** START Data for this task **
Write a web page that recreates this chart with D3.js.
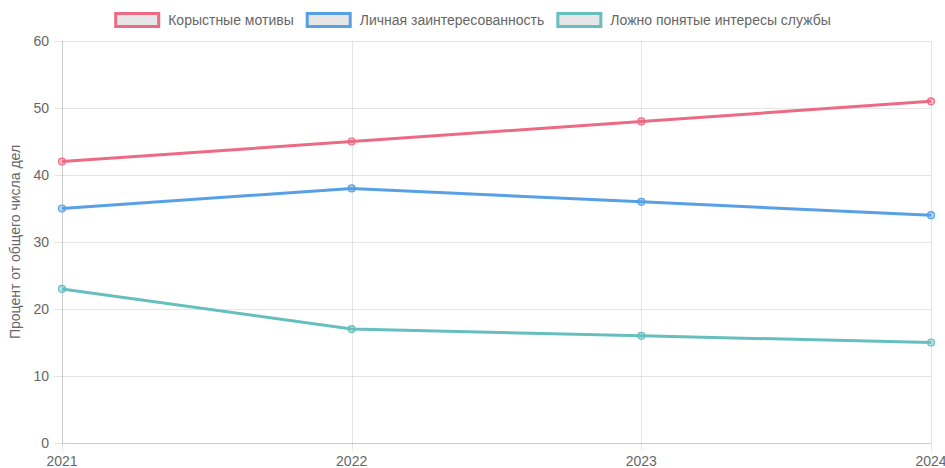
<!DOCTYPE html>
<html>
<head>
<meta charset="utf-8">
<script src="https://cdn.jsdelivr.net/npm/d3@7"></script>
<style>
  body { margin: 0; background: #fff; }
  svg text { font-family: "Liberation Sans", Arial, Helvetica, sans-serif; font-size: 14px; fill: #666; }
</style>
</head>
<body>
<div id="chart"></div>
<script>
// data
const years = ["2021", "2022", "2023", "2024"];
const seriesNames = ["Корыстные мотивы", "Личная заинтересованность", "Ложно понятые интересы службы"];
const selfish = [42, 45, 48, 51];
const personal = [35, 38, 36, 34];
const service = [23, 17, 16, 15];
const yTicks = [0, 10, 20, 30, 40, 50, 60];
const yLabel = "Процент от общего числа дел";

const colors = ["#ec6a83", "#58a0e6", "#66bfbe"];
const fills = ["rgba(236,106,131,0.45)", "rgba(88,160,230,0.45)", "rgba(102,191,190,0.45)"];

const width = 945, height = 468;
const margin = { top: 41, right: 14, bottom: 25, left: 62 };

const svg = d3.select("#chart").append("svg")
  .attr("width", width)
  .attr("height", height);

const x = d3.scalePoint().domain(years).range([margin.left, width - margin.right]);
const y = d3.scaleLinear().domain([0, 60]).range([height - margin.bottom, margin.top]);

// grid
const grid = svg.append("g");
grid.selectAll("line.h").data(yTicks).join("line")
  .attr("class", "h")
  .attr("x1", margin.left - 8).attr("x2", width - margin.right)
  .attr("y1", d => Math.round(y(d)) + 0.5).attr("y2", d => Math.round(y(d)) + 0.5)
  .attr("stroke", "rgba(0,0,0,0.1)");
grid.selectAll("line.v").data(years).join("line")
  .attr("class", "v")
  .attr("x1", d => Math.round(x(d)) + 0.5).attr("x2", d => Math.round(x(d)) + 0.5)
  .attr("y1", margin.top).attr("y2", height - margin.bottom + 8)
  .attr("stroke", "rgba(0,0,0,0.1)");
// axis borders
svg.append("line")
  .attr("x1", margin.left).attr("x2", width - margin.right)
  .attr("y1", Math.round(y(0)) + 0.5).attr("y2", Math.round(y(0)) + 0.5)
  .attr("stroke", "rgba(0,0,0,0.1)");
svg.append("line")
  .attr("x1", Math.round(margin.left) + 0.5).attr("x2", Math.round(margin.left) + 0.5)
  .attr("y1", margin.top).attr("y2", y(0))
  .attr("stroke", "rgba(0,0,0,0.1)");

// tick labels
svg.append("g").selectAll("text").data(yTicks).join("text")
  .attr("x", margin.left - 13)
  .attr("y", d => y(d))
  .attr("dy", "0.35em")
  .attr("text-anchor", "end")
  .text(d => d);
svg.append("g").selectAll("text").data(years).join("text")
  .attr("x", d => x(d))
  .attr("y", height - 2)
  .attr("text-anchor", "middle")
  .text(d => d);

svg.append("text")
  .attr("transform", `translate(20,${(margin.top + height - margin.bottom) / 2}) rotate(-90)`)
  .attr("text-anchor", "middle")
  .text(yLabel);

// lines
const allSeries = [selfish, personal, service];
const line = d3.line().x((d, i) => x(years[i])).y(d => y(d));

allSeries.forEach((vals, k) => {
  svg.append("path")
    .datum(vals)
    .attr("fill", "none")
    .attr("stroke", colors[k])
    .attr("stroke-width", 3)
    .attr("d", line);
  svg.append("g").selectAll("circle").data(vals).join("circle")
    .attr("cx", (d, i) => x(years[i]))
    .attr("cy", d => y(d))
    .attr("r", 3.5)
    .attr("fill", fills[k])
    .attr("stroke", colors[k])
    .attr("stroke-width", 1.2);
});

// legend
const legend = svg.append("g");
const boxW = 46, gap = 8, pad = 12;
const widths = seriesNames.map(n => {
  const t = legend.append("text").text(n);
  const w = t.node().getComputedTextLength();
  t.remove();
  return boxW + gap + w;
});
const total = d3.sum(widths) + pad * (widths.length - 1);
let cx = (width - total) / 2;
seriesNames.forEach((n, k) => {
  legend.append("rect")
    .attr("x", cx + 1.5).attr("y", 13.5)
    .attr("width", boxW - 3).attr("height", 13)
    .attr("fill", "#e6e6e6")
    .attr("stroke", colors[k])
    .attr("stroke-width", 3);
  legend.append("text")
    .attr("x", cx + boxW + gap)
    .attr("y", 20)
    .attr("dy", "0.35em")
    .text(n);
  cx += widths[k] + pad;
});
</script>
</body>
</html>
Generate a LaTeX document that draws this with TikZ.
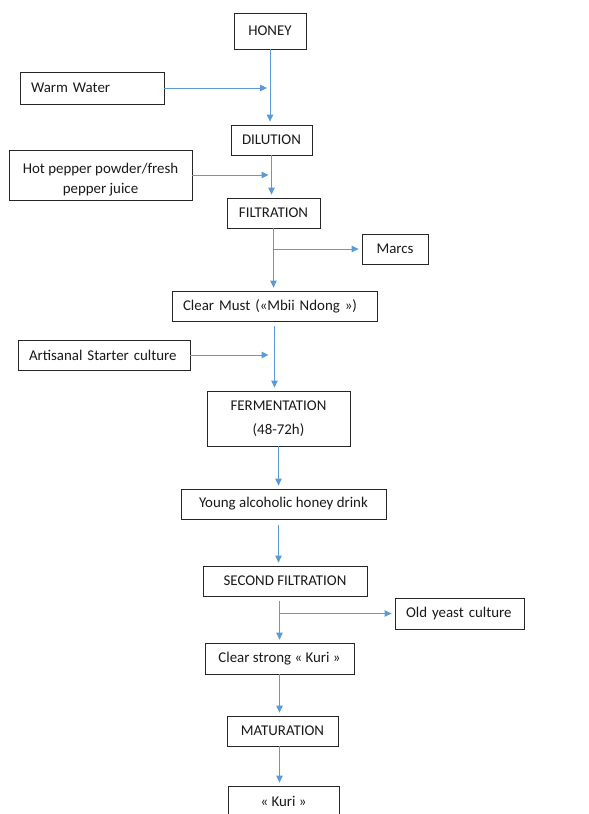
\documentclass[tikz,border=0pt]{standalone}
\usepackage{fontspec}
\setmainfont{Carlito}
\usetikzlibrary{arrows.meta,positioning}
\definecolor{flowblue}{RGB}{91,155,213}
\begin{document}
\begin{tikzpicture}[x=1pt,y=-1pt,
 font=\fontsize{14.9}{18}\selectfont,
 box/.style={draw=black!85,line width=0.8pt,inner sep=0pt,align=center,text=black!90},
 leftbox/.style={box,align=left,inner xsep=11pt},
 flow/.style={-{Triangle[length=7pt,width=6.5pt]},draw=flowblue,line width=1pt,shorten >=3pt}]
\useasboundingbox (0,0) rectangle (589,814);
\node[box,minimum width=72pt,minimum height=36pt] (honey) at (270,31) {HONEY};
\node[leftbox,text width=122pt,minimum height=32pt] (water) at (92,88) {Warm Water};
\node[box,minimum width=81pt,minimum height=30pt] (dilution) at (271.5,140) {DILUTION};
\node[box,minimum width=183pt,minimum height=50pt] (pepper) at (100.5,175)
 {\rule{0pt}{20pt}Hot pepper powder/fresh\\[2pt]pepper juice};
\node[box,minimum width=93pt,minimum height=30pt] (filt) at (273.5,213) {FILTRATION};
\node[box,minimum width=66pt,minimum height=30pt] (marcs) at (395,249) {Marcs};
\node[leftbox,text width=183pt,minimum height=30pt] (must) at (274.5,306) {Clear Must («Mbii Ndong »)};
\node[leftbox,text width=150pt,minimum height=30pt] (starter) at (104,355) {Artisanal Starter culture};
\node[box,minimum width=143pt,minimum height=55pt] (ferm) at (278.5,418.5) {FERMENTATION\\[6pt](48-72h)};
\node[box,minimum width=205pt,minimum height=30pt] (young) at (283.5,504) {Young alcoholic honey drink};
\node[box,minimum width=164pt,minimum height=30pt] (filt2) at (285,581) {SECOND FILTRATION};
\node[leftbox,text width=107pt,minimum height=31pt] (yeast) at (459.5,613.5) {Old yeast culture};
\node[box,minimum width=149pt,minimum height=31pt] (strong) at (279.5,658.5) {Clear strong « Kuri »};
\node[box,minimum width=111pt,minimum height=30pt] (matur) at (282.5,731) {MATURATION};
\node[box,minimum width=111pt,minimum height=30pt] (kuri) at (283.5,801) {« Kuri »};
\draw[flow] (honey.south) -- (honey.south |- dilution.north);
\draw[flow] (water.east) -- (water.east -| honey.south);
\draw[flow] (dilution.south) -- (dilution.south |- filt.north);
\draw[flow] (pepper.east) -- (pepper.east -| dilution.south);
\draw[flow] (filt.south) -- (filt.south |- must.north);
\draw[flow] (filt.south |- marcs.west) -- (marcs.west);
\draw[flow,shorten <=5pt] (must.south) -- (must.south |- ferm.north);
\draw[flow,shorten >=6pt] (starter.east) -- (starter.east -| must.south);
\draw[flow] (ferm.south) -- (ferm.south |- young.north);
\draw[flow,shorten <=6pt] (young.south -| ferm.south) -- (ferm.south |- filt2.north);
\draw[flow,shorten <=5pt] (filt2.south -| strong.north) -- (strong.north);
\draw[flow] (strong.north |- yeast.west) -- (yeast.west);
\draw[flow] (strong.south) -- (strong.south |- matur.north);
\draw[flow] (matur.south -| strong.south) -- (strong.south |- kuri.north);
\end{tikzpicture}
\end{document}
** END Data for this task **
> [Given exercise] Pull out all lines containing the word "that" from the entries above.

> [Response]
Write a web page that recreates this chart with D3.js.
Generate a LaTeX document that draws this with TikZ.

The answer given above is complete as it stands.